I see your point but also encourage a listen to The Odyssey.
Yes, the lyrics to the Odyssey are very high quality in my opinion, at least for what they are trying to communicate.
But "deepness" it is a matter of degree. You simply cannot develop ideas, characters, relationships, or anything too deeply if you are limited to a relative handful of words set to music. The Odyssey lyrics have "only" ~700 words, fewer if you remove the repetition. A skilled author can do much more with tens or hundreds of thousands of words, which is simply not feasible in a musical composition like this. Or think of a video production where each picture is worth a thousand words. (OK, that last comment was bad, but you get the point.)
Sure, there is some synergy between the music and the lyrics that reduce the number of words required to portray some of the same ideas, but can it make up for having fewer words/pictures/etc. by a factor of 1000?

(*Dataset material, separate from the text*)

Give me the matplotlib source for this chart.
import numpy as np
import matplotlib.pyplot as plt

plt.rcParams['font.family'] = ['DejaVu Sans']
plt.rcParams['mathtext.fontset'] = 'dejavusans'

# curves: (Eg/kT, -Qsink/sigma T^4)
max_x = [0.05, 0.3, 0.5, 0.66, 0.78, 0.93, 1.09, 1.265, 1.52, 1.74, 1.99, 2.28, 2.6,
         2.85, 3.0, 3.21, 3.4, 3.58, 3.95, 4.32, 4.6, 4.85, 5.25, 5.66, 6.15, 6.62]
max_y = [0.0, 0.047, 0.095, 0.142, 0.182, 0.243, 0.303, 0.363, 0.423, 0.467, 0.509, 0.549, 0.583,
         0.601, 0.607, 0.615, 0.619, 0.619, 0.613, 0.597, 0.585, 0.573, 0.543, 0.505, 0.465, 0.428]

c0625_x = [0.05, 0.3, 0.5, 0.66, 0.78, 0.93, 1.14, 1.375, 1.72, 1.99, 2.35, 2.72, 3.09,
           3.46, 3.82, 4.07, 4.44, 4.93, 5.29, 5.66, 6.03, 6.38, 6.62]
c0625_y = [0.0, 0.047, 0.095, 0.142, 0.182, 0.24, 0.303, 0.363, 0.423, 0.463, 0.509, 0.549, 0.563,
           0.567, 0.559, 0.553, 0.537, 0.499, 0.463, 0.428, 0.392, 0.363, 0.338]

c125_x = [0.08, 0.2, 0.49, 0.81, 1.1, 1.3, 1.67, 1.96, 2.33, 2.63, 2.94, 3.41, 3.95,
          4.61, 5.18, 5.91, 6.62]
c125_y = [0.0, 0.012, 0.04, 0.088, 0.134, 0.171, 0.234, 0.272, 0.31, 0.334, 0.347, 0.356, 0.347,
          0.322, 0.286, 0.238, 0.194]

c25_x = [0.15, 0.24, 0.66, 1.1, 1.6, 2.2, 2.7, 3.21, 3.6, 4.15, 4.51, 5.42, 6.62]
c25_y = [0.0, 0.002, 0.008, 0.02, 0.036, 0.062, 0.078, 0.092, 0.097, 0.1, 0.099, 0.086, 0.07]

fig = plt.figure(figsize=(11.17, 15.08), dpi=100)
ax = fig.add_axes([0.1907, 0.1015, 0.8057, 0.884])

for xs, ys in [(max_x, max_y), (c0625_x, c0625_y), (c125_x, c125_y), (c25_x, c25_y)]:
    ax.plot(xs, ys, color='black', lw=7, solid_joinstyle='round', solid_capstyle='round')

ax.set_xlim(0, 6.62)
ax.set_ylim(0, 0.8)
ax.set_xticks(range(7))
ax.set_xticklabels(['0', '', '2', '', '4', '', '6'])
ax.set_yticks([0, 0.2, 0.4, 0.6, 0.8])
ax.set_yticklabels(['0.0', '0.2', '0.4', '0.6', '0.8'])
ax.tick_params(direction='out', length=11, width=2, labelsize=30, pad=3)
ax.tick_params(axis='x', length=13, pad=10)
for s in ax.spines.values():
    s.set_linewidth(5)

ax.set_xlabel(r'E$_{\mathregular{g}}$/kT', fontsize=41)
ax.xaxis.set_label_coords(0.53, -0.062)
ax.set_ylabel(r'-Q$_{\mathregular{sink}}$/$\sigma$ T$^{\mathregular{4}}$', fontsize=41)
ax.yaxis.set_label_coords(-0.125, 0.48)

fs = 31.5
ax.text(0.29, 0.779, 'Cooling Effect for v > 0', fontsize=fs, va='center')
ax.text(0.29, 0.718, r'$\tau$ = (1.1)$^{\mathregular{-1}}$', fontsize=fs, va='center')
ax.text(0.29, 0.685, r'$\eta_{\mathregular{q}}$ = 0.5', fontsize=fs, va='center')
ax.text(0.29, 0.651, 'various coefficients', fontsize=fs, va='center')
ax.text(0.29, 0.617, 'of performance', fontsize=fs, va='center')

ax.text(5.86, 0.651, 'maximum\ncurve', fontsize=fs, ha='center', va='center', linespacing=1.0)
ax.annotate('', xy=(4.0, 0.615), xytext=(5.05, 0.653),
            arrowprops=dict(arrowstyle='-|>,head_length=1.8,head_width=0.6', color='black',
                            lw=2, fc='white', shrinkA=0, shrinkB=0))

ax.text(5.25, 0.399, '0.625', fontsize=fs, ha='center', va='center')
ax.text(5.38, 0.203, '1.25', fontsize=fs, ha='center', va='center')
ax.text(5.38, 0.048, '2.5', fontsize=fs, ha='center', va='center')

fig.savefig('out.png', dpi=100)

Another thing to keep in mind about Odyssey lyrics is that they borrow heavily from the original works of Homer. Homer's work contained 12110 lines. Symphony X were able to portray many of the same ideas in much fewer words because we are familiar with the original. They did a brilliant job. Michael Romeo said it himself: "The story of Odysseus journey painted a huge mental picture that, eventually, transformed itself into the music."
Can you imagine this: What if Symphony X instead wrote that song about some ancient Chinese epic that is equally as complex, exciting, emotional, etc. but none of us knew anything about it. I'm not saying that it would completely change the song, but I suspect that it would diminish my perception of the ideas communicated by the song. (Can you hear it: "Triumphant Champion of Guangzhou".)
I've heard that Symphony X always writes the music first, and then the lyrics follow. I think that makes them an afterthought, by definition. It would seem that the "deepness" of the lyrics are handicapped right out of the gate. I personally could not imagine writing the music first and then trying to compose lyrics to the music, but I'm not talented like these guys.
(For those who want to argue that "deepness" is subjective, I agree, but unless we agree that there is some objective metric for information content or whatever, then the whole discussion is meaningless and bit like religion.)